About the Artist

Sophia Collier

I was born in New York City and lived out in East Hampton near the ocean as a young child. My father was an artist and he and my mother were part of a lively arts community so both waves and art were a strong part of my life from the beginning.

When I was 16 years old I graduated from high school and left home. I never went to college, but instead started a company in Portland, Maine. I later joined an ashram and learned meditation. When I was 20, I wrote a book about some of my early experiences that was published by William Morrow and was a Book of the Month Club alternate.

Then, I had an idea for a new type of soft drink and created the first all-natural soda in my kitchen in Brooklyn, New York. A friend and I started a company to market Soho Natural Soda and we sold over 100 million bottles of soda over the next 12 years.

After the soda company I moved to New England where money management seems to be a metabolic response to long winters. I took up this local trade in 1991 and got deeply involved in investment strategies and technology investing. My fund was awarded five stars by Morningstar, placing in the top 10% of all funds in its large cap growth category. At that time we also created a new type of money market fund, called the E-fund that become the #1 performing money market fund shortly after it was launched.

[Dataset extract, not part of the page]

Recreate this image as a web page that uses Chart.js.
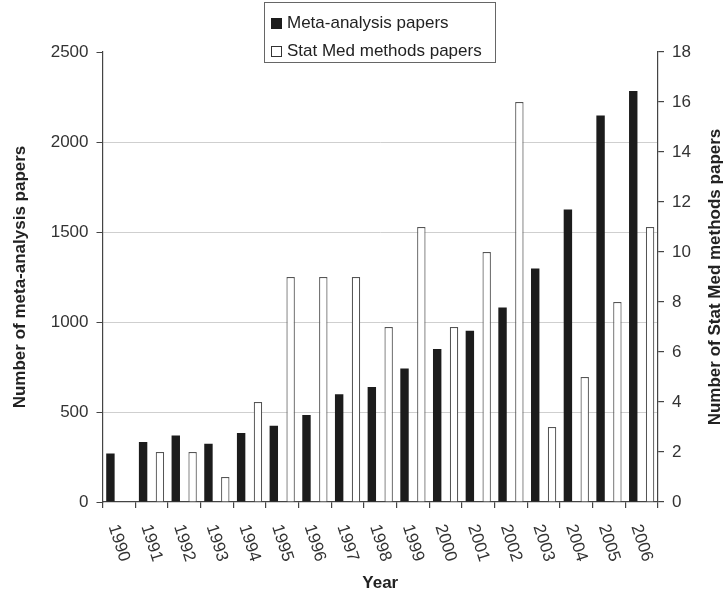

And then in 2004 I got breast cancer. Fortunately, it was early stage, but my cancer turned out to have an important side effect: it was a free look at death. Though I continued at the company, I realized that there was so much more that I wanted to do in my life and I started planning to become an artist.

It was around that time that I was walking across a bridge and looked down at the water and thought I wish I could pick up a piece of the surface and keep it forever. This idea became a compelling force.

Finally in 2008, I finished my job and was able to begin working full time to develop the water surfaces. I knew I needed to learn a number of new skills and, even possibly, develop some new technologies to realize these forms. From my financial work, I knew it was possible to develop software to model vast, turbulent, nonlinear data sets so I started using the same ideas to model water in motion. I went to Detroit to learn precision milling and also studied animation and 3D modeling. I worked with suppliers to develop a color palette in acrylic blocks.

Now I have a studio in Sausalito with a large “CNC” router. I create computer code which tells the router what to carve. I have come to see the surfaces I create as lenses. The light cast from the surface jumps from the boundary of the block and throws off brilliant shapes that offer both tranquility and challenge. The shapes are abstract but primal and familiar.